Starting at the first line of the listing below, repeat each line up to and including the one containing "return 1 - py / H". Leave out pictures.

⟨

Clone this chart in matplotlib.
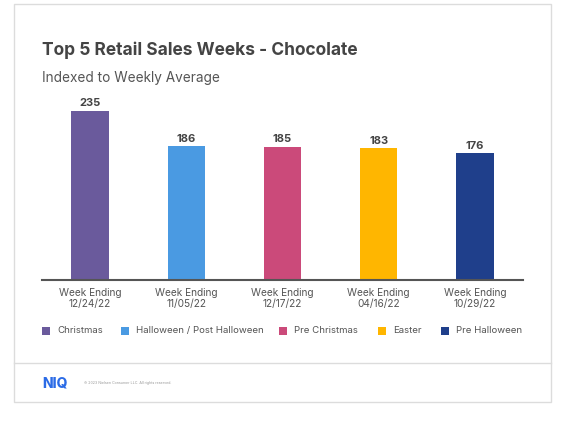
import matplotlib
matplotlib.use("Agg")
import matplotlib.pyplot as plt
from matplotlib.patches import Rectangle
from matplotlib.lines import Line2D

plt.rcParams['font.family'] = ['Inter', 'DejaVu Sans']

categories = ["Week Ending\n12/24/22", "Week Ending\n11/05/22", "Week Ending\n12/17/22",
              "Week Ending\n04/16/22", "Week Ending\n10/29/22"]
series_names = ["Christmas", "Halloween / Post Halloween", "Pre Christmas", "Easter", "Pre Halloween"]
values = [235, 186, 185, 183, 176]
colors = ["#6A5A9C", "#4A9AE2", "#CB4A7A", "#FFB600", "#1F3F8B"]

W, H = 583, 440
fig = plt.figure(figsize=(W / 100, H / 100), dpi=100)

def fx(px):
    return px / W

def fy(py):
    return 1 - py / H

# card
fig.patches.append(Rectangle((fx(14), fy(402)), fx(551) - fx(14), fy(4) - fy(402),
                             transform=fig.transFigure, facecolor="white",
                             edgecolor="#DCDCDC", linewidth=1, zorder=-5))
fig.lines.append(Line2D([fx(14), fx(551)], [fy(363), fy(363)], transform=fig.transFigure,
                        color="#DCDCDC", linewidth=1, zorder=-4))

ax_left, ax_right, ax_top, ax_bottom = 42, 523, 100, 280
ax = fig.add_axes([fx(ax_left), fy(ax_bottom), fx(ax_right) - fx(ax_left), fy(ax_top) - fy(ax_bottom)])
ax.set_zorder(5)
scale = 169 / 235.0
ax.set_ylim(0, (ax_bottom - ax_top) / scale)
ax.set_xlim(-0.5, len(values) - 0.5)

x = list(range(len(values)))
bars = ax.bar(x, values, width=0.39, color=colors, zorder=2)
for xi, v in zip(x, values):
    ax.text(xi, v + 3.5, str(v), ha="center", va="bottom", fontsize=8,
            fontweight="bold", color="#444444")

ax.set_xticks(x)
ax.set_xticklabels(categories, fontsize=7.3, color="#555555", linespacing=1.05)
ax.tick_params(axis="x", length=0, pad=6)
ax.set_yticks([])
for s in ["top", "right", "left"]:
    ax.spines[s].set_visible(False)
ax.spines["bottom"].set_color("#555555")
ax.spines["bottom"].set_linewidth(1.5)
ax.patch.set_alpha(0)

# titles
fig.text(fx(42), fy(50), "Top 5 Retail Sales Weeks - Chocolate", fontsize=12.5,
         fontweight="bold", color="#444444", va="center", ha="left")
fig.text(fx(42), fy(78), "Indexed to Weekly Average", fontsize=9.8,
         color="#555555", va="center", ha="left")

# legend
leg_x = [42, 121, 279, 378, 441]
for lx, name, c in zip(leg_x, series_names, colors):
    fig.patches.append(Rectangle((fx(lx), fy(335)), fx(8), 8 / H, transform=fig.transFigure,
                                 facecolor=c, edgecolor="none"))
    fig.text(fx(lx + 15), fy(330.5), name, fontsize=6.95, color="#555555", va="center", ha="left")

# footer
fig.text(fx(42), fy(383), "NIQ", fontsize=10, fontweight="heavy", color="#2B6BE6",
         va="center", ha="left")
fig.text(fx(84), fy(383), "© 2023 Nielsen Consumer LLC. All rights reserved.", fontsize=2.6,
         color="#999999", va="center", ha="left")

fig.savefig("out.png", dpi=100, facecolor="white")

⟩

Solved problem -
Clone this chart in matplotlib.
import matplotlib
matplotlib.use("Agg")
import matplotlib.pyplot as plt
from matplotlib.patches import Rectangle
from matplotlib.lines import Line2D

plt.rcParams['font.family'] = ['Inter', 'DejaVu Sans']

categories = ["Week Ending\n12/24/22", "Week Ending\n11/05/22", "Week Ending\n12/17/22",
              "Week Ending\n04/16/22", "Week Ending\n10/29/22"]
series_names = ["Christmas", "Halloween / Post Halloween", "Pre Christmas", "Easter", "Pre Halloween"]
values = [235, 186, 185, 183, 176]
colors = ["#6A5A9C", "#4A9AE2", "#CB4A7A", "#FFB600", "#1F3F8B"]

W, H = 583, 440
fig = plt.figure(figsize=(W / 100, H / 100), dpi=100)

def fx(px):
    return px / W

def fy(py):
    return 1 - py / H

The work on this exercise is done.